In the 1990s successful companies are becoming market-driven, shaping their
styles of doing business to fit their customer’s needs, wants and buying
and shopping patterns. For our winners, marketing encompasses the product,
service, distribution, location, style of doing business, reputation for
quality and customer interaction in all of this.
These companies practice a method of
marketing that is oriented toward creating, rather than controlling a market.
This is based on the unique personality of their business, developmental
education.
Incremental improvement and ongoing
process, rather than on simple market-share tactics, raw sales and one-time
events. Marketing pervades everything they do. They also recognize that
they have limited resources and make the most of what they have - that
is, innovative ideas and a driving energy.
Entrepreneurs, by definition, break the rules and define their businesses
and marketing based on their own experiences and situations. To our winners,
a unique marketing proposition may be "location" "humor" or "Collaboration."
They believe enthusiastically in what they do, and everyone from the telephone
operator to the chairman of the board is involved in the marketing process.
They leverage their knowledge and experience to define way of marketing
that works for them.
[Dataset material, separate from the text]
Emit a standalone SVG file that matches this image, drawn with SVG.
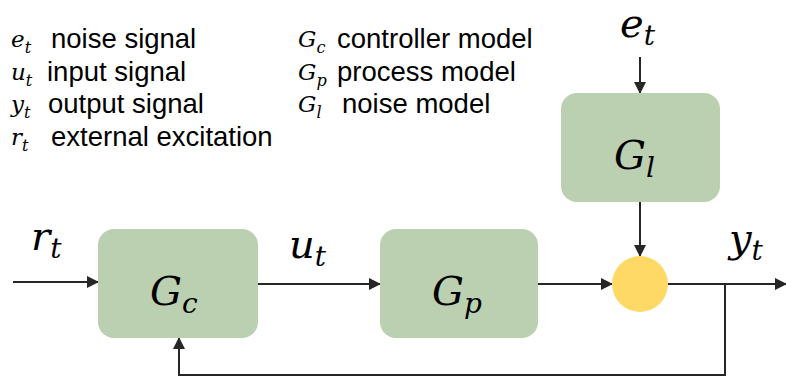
<svg xmlns="http://www.w3.org/2000/svg" width="786" height="377" viewBox="0 0 786 377">
<style>
.box{fill:#bbcfb1}
.sum{fill:#ffd966}
.ln{stroke:#262626;stroke-width:2;fill:none}
.leg{font-family:"Liberation Sans",Arial,sans-serif;font-size:27.5px;fill:#000}
.m{font-family:"DejaVu Serif","Liberation Serif",serif;font-style:italic;fill:#000}
.ms{font-size:23px}
.mb{font-size:40px}
.sub{font-size:0.7em}
</style>
<defs>
<marker id="ah" markerWidth="12" markerHeight="12" refX="11" refY="6" orient="auto" markerUnits="userSpaceOnUse">
<path d="M0,0 L12,6 L0,12 Z" fill="#262626"/>
</marker>
</defs>
<g id="legend">
<text x="11" y="47" class="m ms">e<tspan class="sub" dy="6">t</tspan></text>
<text x="51" y="48" class="leg">noise signal</text>
<text x="11" y="80" class="m ms">u<tspan class="sub" dy="6">t</tspan></text>
<text x="47" y="81" class="leg">input signal</text>
<text x="11" y="112" class="m ms">y<tspan class="sub" dy="6">t</tspan></text>
<text x="48" y="113" class="leg">output signal</text>
<text x="11" y="145" class="m ms">r<tspan class="sub" dy="6">t</tspan></text>
<text x="51" y="146" class="leg">external excitation</text>
<text x="298" y="47" class="m ms">G<tspan class="sub" dy="6">c</tspan></text>
<text x="337" y="48" class="leg">controller model</text>
<text x="298" y="80" class="m ms">G<tspan class="sub" dy="6">p</tspan></text>
<text x="337" y="81" class="leg">process model</text>
<text x="298" y="112" class="m ms">G<tspan class="sub" dy="6">l</tspan></text>
<text x="342" y="113" class="leg">noise model</text>
</g>
<g id="connectors">
<line class="ln" x1="13" y1="282" x2="98" y2="282" marker-end="url(#ah)"/>
<line class="ln" x1="258" y1="284" x2="380" y2="284" marker-end="url(#ah)"/>
<line class="ln" x1="538" y1="284" x2="612" y2="284" marker-end="url(#ah)"/>
<line class="ln" x1="668" y1="284" x2="786" y2="284" marker-end="url(#ah)"/>
<line class="ln" x1="640" y1="57" x2="640" y2="93" marker-end="url(#ah)"/>
<line class="ln" x1="640" y1="202" x2="640" y2="256" marker-end="url(#ah)"/>
<polyline class="ln" points="725,284 725,375 179,375 179,338" marker-end="url(#ah)"/>
</g>
<g id="Gc">
<rect class="box" x="98" y="229" width="160" height="109" rx="16"/>
<text x="150" y="305" class="m mb">G<tspan class="sub" dy="8">c</tspan></text>
</g>
<g id="Gp">
<rect class="box" x="380" y="229" width="158" height="109" rx="16"/>
<text x="432" y="305" class="m mb">G<tspan class="sub" dy="8">p</tspan></text>
</g>
<g id="Gl">
<rect class="box" x="561" y="93" width="159" height="109" rx="16"/>
<text x="614" y="169" class="m mb">G<tspan class="sub" dy="8">l</tspan></text>
</g>
<g id="sum">
<circle class="sum" cx="640" cy="284" r="28"/>
</g>
<g id="labels">
<text x="31" y="250" class="m mb">r<tspan class="sub" dy="8">t</tspan></text>
<text x="289" y="258" class="m mb">u<tspan class="sub" dy="8">t</tspan></text>
<text x="729" y="252" class="m mb">y<tspan class="sub" dy="8">t</tspan></text>
<text x="620" y="37" class="m mb">e<tspan class="sub" dy="8">t</tspan></text>
</g>
</svg>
This is why they are unique and why they were selected
as the 1997 Marketing Masters.
In recent years, hospitals have been
consolidating and downsizing. To cut costs, they’ve eliminated services,
that, although valuable, are marginal. When a deceased person’s family
members want to find out the actual cause and manner of death, they are
faced with reluctant hospital administrators and, later, a big bill, Vidal
Herrera recognized this trend and decided to "go where the competition
wasn’t" by offering an alternative out source. He acquired the number 1-800-AUTOPSY,
purchased a used car in a yard sale for $100, got a pager and voice mail
service then built a business.
To cut costs, Herrera employs part-time
pathologists. His services are offered at rates substantially lower than
those of hospitals. His marketing strategy is to offer high quality, caring
service and to get high visibility for his toll-free 1-800-AUTOPSY number.
The choice of this number was preemptive and brilliant. The business has
grown by leaps and bounds, largely by word-of-mouth, and Herrera is now
planing to become the McDonald’s of autopsy services by franchising throughout
the U.S. and a few foreign countries.